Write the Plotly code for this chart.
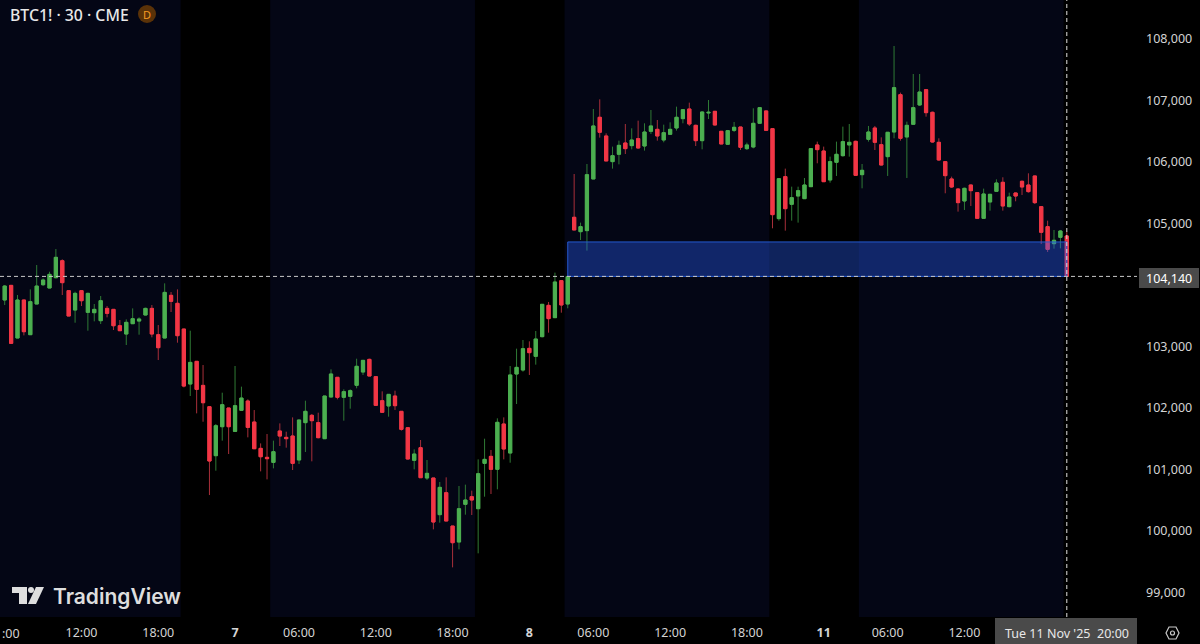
import plotly.graph_objects as go

opens = [
103756,103994,103138,103756,103192,103691,104005,103951,104119,104395,
103908,103593,103908,103555,103550,103420,103620,103604,103338,103203,
103371,103414,103512,103620,103192,103138,103832,103702,103284,102390,
102759,102368,102021,101225,101696,102000,101620,101962,102114,101772,
101344,101198,101116,101626,101523,101545,101155,101762,101881,101762,
101501,102179,102499,102174,102190,102369,102585,102791,102510,102119,
102033,102195,101946,101680,101149,101355,100862,100862,100266,100623,
100081,99821,100434,100558,100363,101100,101214,101003,101740,101268,
102553,102618,102970,102840,103160,103669,103469,104071,103691,105101,
104867,104884,105724,106727,106423,106006,106125,106309,106266,106380,
106260,106499,106531,106358,106450,106553,106705,106862,106596,106347,
106797,106824,106499,106288,106515,106569,106217,106244,106629,106830,
106542,105079,105762,105312,105447,105404,105599,106277,106179,105708,
105995,106103,106277,106336,105794,106369,106553,106282,106087,106488,
107095,106407,106613,106927,107176,106808,106320,106006,105724,105561,
105366,105626,105502,105084,105350,105523,105670,105274,105496,105686,
105626,105773,105274,104949,104672,104775,104797]
highs = [
104000,103994,103837,103756,103929,104325,104108,104216,104585,104417,
103908,103891,103918,103875,103691,103821,103658,103604,103431,103441,
103620,103474,103631,103674,103349,104027,103886,103929,103284,103257,
102759,102699,102021,101740,102249,102000,102683,102347,102141,101967,
101425,101577,101469,101750,101615,101848,101805,102119,101903,101924,
102195,102629,102499,102304,102304,102802,102781,102802,102510,102271,
102228,102282,101946,101686,101328,101480,101155,100862,100797,100873,
100081,100732,100754,100656,101165,101501,101317,101832,101848,102683,
102965,103106,103084,103252,103686,103724,104201,104081,104157,105805,
105014,105968,106862,107019,106466,106250,106347,106618,106548,106672,
106629,106846,106683,106607,106645,106900,106857,106965,106607,106824,
107008,106824,106499,106521,106651,106569,106315,106873,106889,106835,
106542,105740,105892,105599,105599,105740,106223,106331,106250,106087,
106331,106575,106618,106347,105968,106586,106586,106401,106488,107886,
107128,106656,107431,107431,107176,106819,106385,106006,105762,105572,
105583,105632,105502,105567,105480,105718,105751,105502,105502,105697,
105816,105773,105285,105046,104895,104895,104867]
lows = [
103674,103051,103138,103181,103192,103691,103983,103951,104108,103837,
103496,103387,103658,103257,103409,103366,103474,103268,103257,103024,
103366,103192,103507,103149,102780,103138,103561,103062,102336,102195,
101913,101777,100585,100981,101469,101252,101620,101956,101523,101338,
100970,100840,101019,101382,101355,100992,101090,101285,101133,101507,
101501,102179,102141,101794,101989,102320,102537,102520,102033,101924,
101859,101968,101632,101165,101003,100862,100829,100027,100136,100163,
99409,99702,100266,100260,99637,100558,100602,100678,101165,101111,
102065,102591,102537,102705,103149,103225,103469,103550,103621,104895,
104732,104559,105724,106396,106017,105892,105962,106130,106206,106217,
106185,106456,106347,106320,106445,106510,106629,106586,106260,106206,
106699,106596,106293,106288,106488,106195,106195,106222,106624,106510,
104922,105046,104884,105046,105014,105404,105599,105979,105680,105664,
105773,106087,106087,105777,105572,106331,106195,105946,105773,106385,
106347,105740,106613,106911,106737,106315,106022,105491,105578,105193,
105220,105285,105079,105079,105209,105512,105209,105263,105361,105464,
105502,105317,104667,104537,104591,104596,104140]
closes = [
103983,103051,103756,103241,103729,103983,104081,104173,104450,104038,
103496,103864,103745,103864,103604,103745,103539,103338,103257,103393,
103452,103447,103620,103203,102981,103880,103734,103176,102357,102742,
102303,102086,101138,101712,102054,101696,102038,102162,101685,101338,
101208,101176,101290,101544,101501,101100,101805,101946,101794,101518,
102195,102553,102174,102266,102282,102678,102775,102520,102043,101930,
102222,102038,101653,101171,101252,100867,100938,100146,100710,100163,
99810,100363,100504,100504,100932,101165,101003,101767,101333,102537,
102661,102965,102900,103122,103686,103453,104049,103675,104136,104895,
104949,105794,106586,106483,106017,106103,106271,106217,106358,106228,
106488,106586,106423,106477,106531,106727,106851,106618,106347,106813,
106808,106602,106293,106510,106564,106239,106277,106629,106884,106515,
105144,105729,105241,105420,105534,105626,106217,106201,105680,106006,
106125,106331,106320,105783,105865,106488,106320,105951,106483,107209,
106385,106596,106884,107138,106802,106325,106033,105778,105594,105339,
105572,105534,105084,105480,105475,105659,105285,105431,105447,105594,
105518,105339,104857,104580,104727,104878,104140]

tick_idx = [12, 24, 36, 46, 58, 70, 82, 92, 104, 116, 128, 138, 150]
tick_text = ["12:00", "18:00", "<b>7</b>", "06:00", "12:00", "18:00",
             "<b>8</b>", "06:00", "12:00", "18:00", "<b>11</b>", "06:00", "12:00"]
price_ticks = [99000, 100000, 101000, 102000, 103000, 105000, 106000, 107000, 108000]
session_bands = [(-1.5, 27.5), (41.5, 73.5), (87.5, 119.5), (133.5, 165.5)]
zone_start, zone_end, zone_low, zone_high = 88, 166, 104140, 104700
last_price, last_idx = 104140, 166

W, H = 1200, 644
ML, MR, MT, MB = 0, 63, 0, 27
PW, PH = W - ML - MR, H - MT - MB
FONT = "Noto Sans"
xs = list(range(len(opens)))
GREEN, RED = "#4CAF50", "#F23645"
GREEN_W, RED_W = "#2f7a35", "#a82f3a"


def px(x):
    return (x - ML) / PW


def py(y):
    return 1 - (y - MT) / PH


def pth(pts):
    return "M " + " L ".join(f"{px(a):.5f} {py(b):.5f}" for a, b in pts) + " Z"


fig = go.Figure()
fig.add_trace(go.Candlestick(
    x=xs, open=opens, high=highs, low=lows, close=closes, whiskerwidth=0,
    increasing=dict(line=dict(color=GREEN_W, width=1), fillcolor=GREEN),
    decreasing=dict(line=dict(color=RED_W, width=1), fillcolor=RED),
    showlegend=False, hoverinfo="skip"))
fig.add_trace(go.Candlestick(
    x=xs, open=opens, close=closes,
    high=[max(o, c) for o, c in zip(opens, closes)],
    low=[min(o, c) for o, c in zip(opens, closes)], whiskerwidth=0,
    increasing=dict(line=dict(color=GREEN, width=1), fillcolor=GREEN),
    decreasing=dict(line=dict(color=RED, width=1), fillcolor=RED),
    showlegend=False, hoverinfo="skip"))

shapes = []
for a, b in session_bands:
    shapes.append(dict(type="rect", xref="x", yref="paper", x0=a, x1=b, y0=0, y1=1,
                       fillcolor="#040615", line_width=0, layer="below"))
shapes.append(dict(type="rect", xref="x", yref="y", x0=zone_start, x1=zone_end,
                   y0=zone_low, y1=zone_high, fillcolor="rgba(41,98,255,0.36)",
                   line=dict(color="#2459cf", width=1), layer="above"))
shapes.append(dict(type="line", xref="paper", yref="y", x0=0, x1=1, y0=last_price, y1=last_price,
                   line=dict(color="#c9c9c9", width=1, dash="4px,3px"), layer="above"))
shapes.append(dict(type="line", xref="x", yref="paper", x0=last_idx, x1=last_idx, y0=0, y1=1,
                   line=dict(color="#e0e0e0", width=1, dash="4px,3px"), layer="above"))
# price and time badges
shapes.append(dict(type="rect", xref="paper", yref="paper", x0=px(1139), x1=px(1199), y0=py(288), y1=py(268),
                   fillcolor="#4a4a4a", line_width=0, layer="above"))
shapes.append(dict(type="rect", xref="paper", yref="paper", x0=px(995), x1=px(1137), y0=py(644), y1=py(618),
                   fillcolor="#4a4a4a", line_width=0, layer="above"))
# status dot
shapes.append(dict(type="circle", xref="paper", yref="paper", x0=px(138), x1=px(156), y0=py(23), y1=py(5),
                   fillcolor="#5a3208", line_width=0, layer="above"))
# logo mark
logo = "#dedede"
shapes.append(dict(type="path", xref="paper", yref="paper", fillcolor=logo, line_width=0, layer="above",
                   path=pth([(12, 587), (27, 587), (27, 604), (19, 604), (19, 593), (12, 593)])))
shapes.append(dict(type="circle", xref="paper", yref="paper", x0=px(28), x1=px(34), y0=py(593), y1=py(587),
                   fillcolor=logo, line_width=0, layer="above"))
shapes.append(dict(type="path", xref="paper", yref="paper", fillcolor=logo, line_width=0, layer="above",
                   path=pth([(36, 587), (44, 587), (36, 604), (28, 604)])))
# settings icon
shapes.append(dict(type="path", xref="paper", yref="paper", fillcolor="rgba(0,0,0,0)",
                   line=dict(color="#c8c8c8", width=1.2), layer="above",
                   path=pth([(1166, 633), (1169, 627), (1176, 627), (1179, 633), (1176, 639), (1169, 639)])))
shapes.append(dict(type="circle", xref="paper", yref="paper", x0=px(1170.5), x1=px(1174.5), y0=py(635), y1=py(631),
                   line=dict(color="#c8c8c8", width=1.2), layer="above"))

annos = [
    dict(x=px(9), y=py(15), text="BTC1! · 30 · CME", font=dict(size=15.8, color="#e8e8e8", family=FONT, weight=500),
         xanchor="left", yanchor="middle"),
    dict(x=px(147), y=py(14), text="D", font=dict(size=11, color="#f59a23", family=FONT),
         xanchor="center", yanchor="middle"),
    dict(x=px(1169), y=py(278), text="104,140", font=dict(size=12.5, color="#ffffff", family=FONT),
         xanchor="center", yanchor="middle"),
    dict(x=px(1004), y=py(633), text="Tue 11 Nov '25", font=dict(size=12.5, color="#e8e8e8", family=FONT),
         xanchor="left", yanchor="middle"),
    dict(x=px(1113), y=py(633), text="20:00", font=dict(size=12.5, color="#e8e8e8", family=FONT),
         xanchor="center", yanchor="middle"),
    dict(x=px(52), y=py(596), text="TradingView", font=dict(size=21, color=logo, family="Inter", weight=600),
         xanchor="left", yanchor="middle"),
    dict(x=px(1), y=py(633), text=":00", font=dict(size=12.5, color="#d4d4d4", family=FONT),
         xanchor="left", yanchor="middle"),
]
for a in annos:
    a.update(xref="paper", yref="paper", showarrow=False, borderpad=0)

fig.update_layout(
    width=W, height=H, margin=dict(l=ML, r=MR, t=MT, b=MB),
    paper_bgcolor="#000000", plot_bgcolor="#000000",
    boxmode="overlay", boxgap=0.28, showlegend=False,
    shapes=shapes, annotations=annos,
    xaxis=dict(range=[-0.735, 176.97], tickmode="array", tickvals=tick_idx, ticktext=tick_text,
               showgrid=False, zeroline=False, showline=False, ticks="",
               rangeslider=dict(visible=False), ticklabelstandoff=6,
               tickfont=dict(size=12.5, color="#d4d4d4", family=FONT)),
    yaxis=dict(range=[98602, 108634], side="right", tickmode="array", tickvals=price_ticks,
               tickformat=",d", showgrid=False, zeroline=False, showline=False, ticks="",
               ticklabelstandoff=8, tickfont=dict(size=12.5, color="#d4d4d4", family=FONT)),
)

fig.write_html("out.html", post_script="document.body.style.margin='0';",
               config=dict(displayModeBar=False))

* * * * * * * * *

**WORK REQUIRED**
Repeat only what lies between the start of the data and the end of the line containing "import plotly.graph_objects as go", exactly, with pictures left out.

**FINAL RESULT**
Write the Plotly code for this chart.
import plotly.graph_objects as go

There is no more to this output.